We'll see--- will take couple of days to glue.
If it works, will be a "How'd ya do that??

Reactions: Like 1


----------



## Nature Man (Sep 2, 2015)

Good luck! You just might be able to salvage. Look forward to updates. Chuck


----------



## Horatio (Sep 2, 2015)

Sick feeling when you spend a few hours on something, knowing you need to be careful because its delicate piece and....fling, the centrifugal force sends a piece of it flying.

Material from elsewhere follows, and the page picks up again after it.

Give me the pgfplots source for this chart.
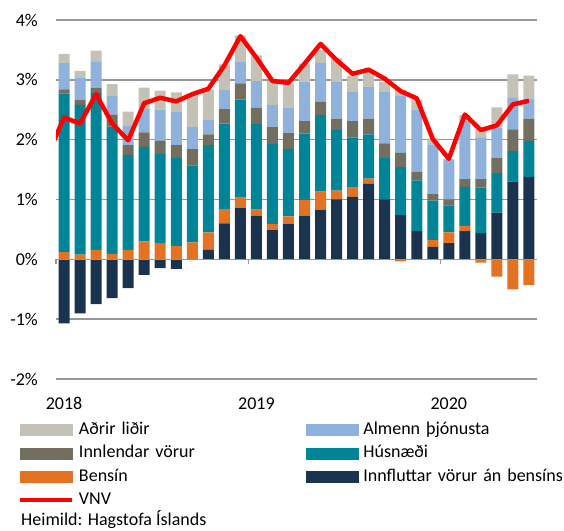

I have a similar chunk on a faceplate right now. Didn't look so ugly at first but truing it up showed the "inclusion" went almost down to the clean face. So I pulled it off last night and filled it up with glue. We'll see what happens.


----------



## Kevin (Sep 2, 2015)




----------



## barry richardson (Sep 2, 2015)

Good luck David! Lots of Huisache around here, But I have pretty much quit turning it, for me it is a low percentage wood, low percentage of success, that is.....


----------



## Kevin (Sep 2, 2015)

If I lived in Buckeye AZ I'd become an IRW dealer lol.

Reactions: Like 1


----------



## Tony (Sep 3, 2015)

Good luck David! Anxious to see how this ends up. Tony


----------



## DKMD (Sep 3, 2015)

Cool! I love stuff like this.

Here are a couple of things that have worked for me in the past:

If you've got a biscuit joiner, you could cut multiple slots across that void and glue splines of contrasting wood into the gaps.

Another option... Turn and finish sand the outside then glue strips across the outside before hollowing the inside... When you're all done inside, sand the strips off the outside.

Reactions: Informative 2 | Useful 2


----------